The ongoing battle between Facebook and Twitter over which platform is the Top Social Media Superpower has reached a
new plateau: playing copy cat. Facebook announced last week that users can now create hashtags to track various conversation topics. Twitter, of course, has been using hashtags since Day 1.
Since purchasing Instagram for $1 billion earlier this year, Facebook has laid relatively low. With Twitter’s recent adoption of video sharing through Vine, Facebook’s brainstorming team was put under pressure to come up with similar functionality. Just last week they mailed out rather cryptic invitations to media outlets inviting them to join their team for coffee and a special announcement on June 20th. Apparently the next big thing, according to Instagram’s head honchos, is their new “Cinema” feature that will allow Instagrammers to shoot and post 15-second videos with a built in stabilizing feature. But does anyone really notice “shakiness” in a video that’s a quarter of a minute long? Zuckerberg just spent a couple million dollars fixing a non-problem. Oh, and it’s only available for those with the iPhone 5 and the newly launched iOS software, therefore most people probably can’t even use it. Facebook users have been asking for “Love it!” or “Dislike” buttons for a couple years now and instead, this is what their team came up with? It’s like saying you’ll bring ice cream to a birthday party, but bringing greek yogurt instead. Disappointing.

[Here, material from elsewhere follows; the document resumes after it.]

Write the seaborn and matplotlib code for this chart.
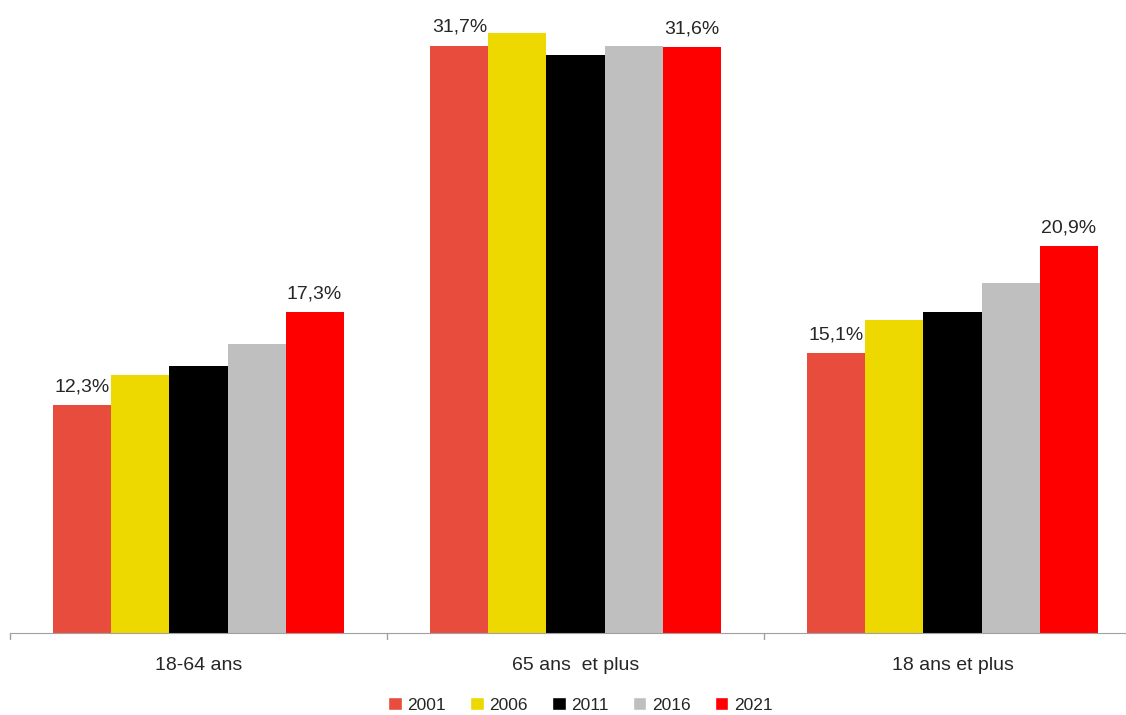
import matplotlib
matplotlib.use("Agg")
import matplotlib.pyplot as plt
import seaborn as sns
import pandas as pd

categories = ["18-64 ans", "65 ans  et plus", "18 ans et plus"]
years = ["2001", "2006", "2011", "2016", "2021"]
v2001 = [12.3, 31.7, 15.1]
v2006 = [13.9, 32.4, 16.9]
v2011 = [14.4, 31.2, 17.3]
v2016 = [15.6, 31.7, 18.9]
v2021 = [17.3, 31.6, 20.9]
colors = ["#E84C3D", "#EDD900", "#000000", "#BFBFBF", "#FF0000"]

series = [v2001, v2006, v2011, v2016, v2021]
rows = []
for y, vals in zip(years, series):
    for c, v in zip(categories, vals):
        rows.append({"cat": c, "year": y, "val": v})
df = pd.DataFrame(rows)

sns.set_style("white")
plt.rcParams['font.family'] = ['Liberation Sans', 'DejaVu Sans']

fig = plt.figure(figsize=(11.26, 7.15), dpi=100)
ax = fig.add_axes([10/1126, (715-633)/715, 1116/1126, 630/715])
sns.barplot(data=df, x="cat", y="val", hue="year", order=categories,
            hue_order=years, palette=colors, width=0.77, saturation=1,
            linewidth=0, ax=ax, legend=False)

ax.set_ylim(0, 34)
ax.set_xlim(-0.5, -0.5 + 1116/377)
ax.set_xlabel("")
ax.set_ylabel("")
ax.set_yticks([])
for s in ["top", "right", "left"]:
    ax.spines[s].set_visible(False)
ax.spines["bottom"].set_color("#A0A0A0")
ax.set_xticks([0, 1, 2])
ax.set_xticklabels(categories, fontsize=14)
ax.tick_params(axis="x", length=0, pad=17)
for xb in [-0.5, 0.5, 1.5]:
    ax.plot([xb, xb], [0, -0.35], color="#A0A0A0", lw=1, clip_on=False)

# labels on first and last series
for ci, cont in enumerate(ax.containers):
    if ci in (0, len(ax.containers) - 1):
        labels = [f"{v:.1f}%".replace(".", ",") for v in series[ci]]
        ax.bar_label(cont, labels=labels, padding=7, fontsize=14)

from matplotlib.patches import Patch
handles = [Patch(facecolor=c, label=y) for c, y in zip(colors, years)]
fig.legend(handles=handles, loc="center", bbox_to_anchor=(580/1126, 1 - 705/715),
           ncol=5, frameon=False, fontsize=12.5, handlelength=0.8, handleheight=0.8,
           handletextpad=0.3, columnspacing=1.4)

fig.savefig("out.png", dpi=100)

The use of images of all sorts has taken social media sharing to an entirely new level. Instagram is used to take pictures, add filters, then post them for friends or account followers. Vine is an application that allows users to record a short video clip (all in six seconds or less) and post it to their Twitter account. Instagram alone had a record 100 million users by September 2012 and continues to gain one new user and post 58 pictures each second. Vine has just recently become popular in the last few months, but already has over 13 million users.
Mark Zuckerberg should take notice or he might just find something like this in his Facebook messages this week:
Dear Facebook:
It is not completely clear how Cinema will differ from Vine other than that extra nine seconds of you making your morning latte or your cat chasing a ball of yarn, but we can’t imagine it’s all that new: You shoot it. You post it. You share it.